The MeA budgetary allocations overshadow those of MOFA. Hence, on the diplomatic front Pakistan is severely handicapped and underequipped.

The resources commanded by any foreign office have a direct impact on its human resources. As per the data available on Pakistan Foreign Office’s website, the ministry employs a total of 2,993 employees. Out of these 2,993; 521 are officer cadre, from which 321 officers are posted at foreign missions abroad while the remaining 240 officers are based at the headquarters in Islamabad. The remaining is the support staff of 2,432 employees which include accountants, drivers, security guards, cypher assistants and clerks. 1,408 of this support staff is stationed at foreign missions while the remaining 1,024 work at the ministry in Islamabad.

Compare this to the human resource strength of MeA, India, which has 850 officer cadres alone; not to mention the support staff that is an integral part of the machinery.

The human and financial resources of the foreign office further directly impact Pakistan’s projection abroad. As per the data on MOFA’s website, there are 122 foreign missions. Thus, with the low budget highlighted above and 2993 employees, the foreign office has to man a total of 122 missions abroad and the head office in Islamabad.

India’s foreign office with a budget of INR 180 billion and 850 officer cadre has established around 200 foreign missions. The annual report of 2021-2022 issued by the MeA India, highlights its diplomatic presence abroad.
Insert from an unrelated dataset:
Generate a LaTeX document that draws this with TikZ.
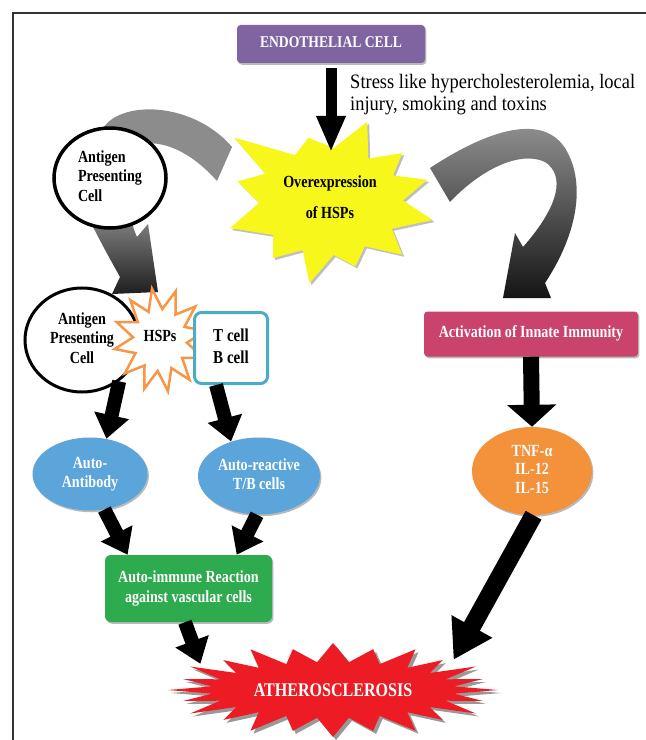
\documentclass[tikz,border=0pt]{standalone}
\usepackage{fontspec}
\setmainfont{Liberation Serif}
\usepackage{graphicx}
\usetikzlibrary{arrows.meta,shapes.geometric,shadows}
\definecolor{cPurple}{HTML}{8064A2}
\definecolor{cPink}{HTML}{C9436D}
\definecolor{cOrange}{HTML}{F4913B}
\definecolor{cBlue}{HTML}{5CA5DB}
\definecolor{cGreen}{HTML}{2EAA4F}
\definecolor{cRed}{HTML}{ED1C24}
\definecolor{cTeal}{HTML}{4BACC6}
\definecolor{cYellow}{HTML}{F7F71C}
\definecolor{cStar}{HTML}{F79646}
\definecolor{cFrame}{HTML}{333333}
\def\pxu{0.03cm}
\newcommand{\sqz}[2][c]{\scalebox{0.83}[1]{\begin{tabular}{@{}#1@{}}#2\end{tabular}}}
\begin{document}
\begin{tikzpicture}[x=0.03cm,y=-0.03cm,
  txt/.style={font=\bfseries\fontsize{14.5}{17}\selectfont, inner sep=0pt},
  shad/.style={drop shadow={shadow xshift=1.2pt,shadow yshift=-1.5pt,fill=black!45,opacity=0.6}},
  box/.style={rectangle, rounded corners=3pt, inner sep=0pt, text=white, shad, txt},
  blob/.style={ellipse, inner sep=0pt, text=white, shad, txt},
  arrE/.style={draw=black, line width=0.33cm, -{Triangle[width=0.81cm,length=1.08cm]}},
  arrS/.style={draw=black, line width=0.42cm, -{Triangle[width=1.02cm,length=0.72cm]}},
  arrA/.style={draw=black, line width=0.48cm, -{Triangle[width=1.44cm,length=0.66cm]}},
  arrT/.style={draw=black, line width=0.54cm, -{Triangle[width=1.32cm,length=1.14cm]}}]
\useasboundingbox (0,0) rectangle (645,740);
\fill[white] (0,0) rectangle (645,740);
\draw[cFrame, line width=1.5*\pxu] (13,745) -- (13,13) -- (650,13);

% grey curved arrows
\fill[black!45] (100,135) .. controls (110,100) and (190,98) .. (232,147) -- (217,181) .. controls (185,145) and (150,135) .. (125,150) -- cycle;
\shade[top color=black!45, bottom color=black!88] (85,210) -- (92,225) .. controls (105,250) .. (120,277) -- (112,294) -- (158,292) -- (148,224) -- (137,237) .. controls (134,230) .. (130,215) -- cycle;
\shade[top color=black!40, middle color=black!50, bottom color=black!92] (430,168) .. controls (480,135) and (540,110) .. (565,148) .. controls (585,180) and (580,230) .. (545,283) -- (551,298) -- (503,298) -- (515,233) -- (523,247) .. controls (560,205) and (565,175) .. (545,162) .. controls (520,150) and (480,170) .. (450,202) -- cycle;

% yellow star
\begin{scope}[shift={(331,203)}, yscale=-1]
  \foreach \dx/\dy/\col in {2/-2/black!25, 0/0/cYellow}{
  \fill[\col, shift={(\dx,\dy)}] (146:117) -- (127:60) -- (109:69) -- (87:55) -- (66:89) -- (50:58) -- (35:87) -- (24:68) -- (13.5:99) -- (2:72) -- (-9.5:103) -- (-23:66) -- (-36:88) -- (-52:55) -- (-69:68) -- (-87:52) -- (-105:83) -- (-121:55) -- (-136.5:80) -- (-151:66) -- (-166:104) -- (180:72) -- (167:96) -- (156:72) -- cycle;}
\end{scope}

% red star
\begin{scope}[shift={(333,690)}, yscale=-1]
  \foreach \dx/\dy/\col in {3/-3/black!40, 0/0/cRed}{
  \fill[\col, shift={(\dx,\dy)}] (0:165 and 47) \foreach \i in {1,...,24} { -- ({\i*15-7.5}:122 and 28) -- ({\i*15}:{165*(1-0.06*mod(\i,2))} and {47*(1-0.1*mod(\i,2))}) } -- cycle;}
\end{scope}

\node[box, fill=cPurple, minimum width=188*\pxu, minimum height=38*\pxu, font=\bfseries\fontsize{14}{16}\selectfont] (endo) at (331,44) {\sqz{ENDOTHELIAL CELL}};
\node[anchor=west, inner sep=0pt, font=\fontsize{17.5}{18.7}\selectfont] (stress) at (350,95) {\scalebox{0.9}[1]{\begin{tabular}{@{}l@{}}Stress like hypercholesterolemia, local\\injury, smoking and toxins\end{tabular}}};
\node[txt, font=\bfseries\fontsize{14.5}{26}\selectfont] (ovr) at (330,197) {\sqz{Overexpression\\of HSPs}};
\coordinate (ovrtop) at (331,152);

\node[draw, ellipse, line width=3.5*\pxu, fill=white, minimum width=112*\pxu, minimum height=100*\pxu, txt] (apc1) at (110,178) {\sqz[l]{Antigen\\Presenting\\Cell}};
\node[draw, ellipse, line width=3*\pxu, fill=white, minimum width=114*\pxu, minimum height=104*\pxu, txt] (apc2) at (82,340) {\sqz{Antigen\\Presenting\\Cell}};

\begin{scope}[shift={(160,340)}, yscale=-1]
  \draw[cStar, fill=white, line width=2.5*\pxu] (10:46 and 52) \foreach \i in {1,...,12} { -- ({10+\i*30-15}:27 and 31) -- ({10+\i*30}:46 and 52) } -- cycle;
\end{scope}
\node[txt] (hsps) at (160,338) {\sqz{HSPs}};
\node[draw=cTeal, line width=3*\pxu, fill=white, rounded corners=6pt, minimum width=73*\pxu, minimum height=71*\pxu, txt, font=\bfseries\fontsize{15.5}{19}\selectfont] (tb) at (231,348) {\sqz{T cell\\B cell}};

\node[box, fill=cPink, minimum width=214*\pxu, minimum height=45*\pxu] (act) at (531,334) {\sqz{Activation of Innate Immunity}};
\node[blob, fill=cOrange, minimum width=120*\pxu, minimum height=88*\pxu, font=\bfseries\fontsize{14.5}{16}\selectfont] (tnf) at (532,471) {\sqz{TNF-α\\IL-12\\IL-15}};
\node[blob, fill=cBlue, minimum width=115*\pxu, minimum height=73*\pxu] (aab) at (90,474) {\sqz{Auto-\\Antibody}};
\node[blob, fill=cBlue, minimum width=122*\pxu, minimum height=77*\pxu] (ar) at (259,476) {\sqz{Auto-reactive\\T/B cells}};
\node[box, fill=cGreen, rounded corners=5pt, minimum width=167*\pxu, minimum height=67*\pxu] (gr) at (188.5,588.5) {\sqz{Auto-immune Reaction\\against vascular cells}};
\node[ellipse, minimum width=330*\pxu, minimum height=94*\pxu, inner sep=0pt, text=white, font=\bfseries\fontsize{16.5}{19}\selectfont] (ath) at (333,692) {\sqz{ATHEROSCLEROSIS}};

% black arrows
\draw[arrE, shorten <=0.15cm] (endo.south) -- (ovrtop);
\draw[arrS] (apc2.312) -- (aab.65);
\draw[arrS] (tb.248) -- (ar.129);
\draw[arrS] (aab.292) -- (gr.151);
\draw[arrS] (ar.267) -- (gr.35);
\draw[arrS] (gr.264) -- (ath.168);
\draw[arrA] (act.south) -- (tnf.north);
\draw[arrT] (tnf.272) -- (ath.15);
\end{tikzpicture}
\end{document}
Thus, compared to MeA India, MOFA Pakistan is underfunded and understaffed which may impact the projection of Pakistan’s narrative abroad. Having said this, it does not rule out that there is plenty of room for improvement but slashing the budget of the foreign office will not resolve the problem. If Pakistan’s military frontiers are perennial and sacrosanct than so are its diplomatic frontiers. Despite the huge differences in budget, human resources and foreign presence, the performance of MOFA Pakistan is beyond par.

It should not be forgotten that diplomacy still is the first line of defense and MOFA represents that line.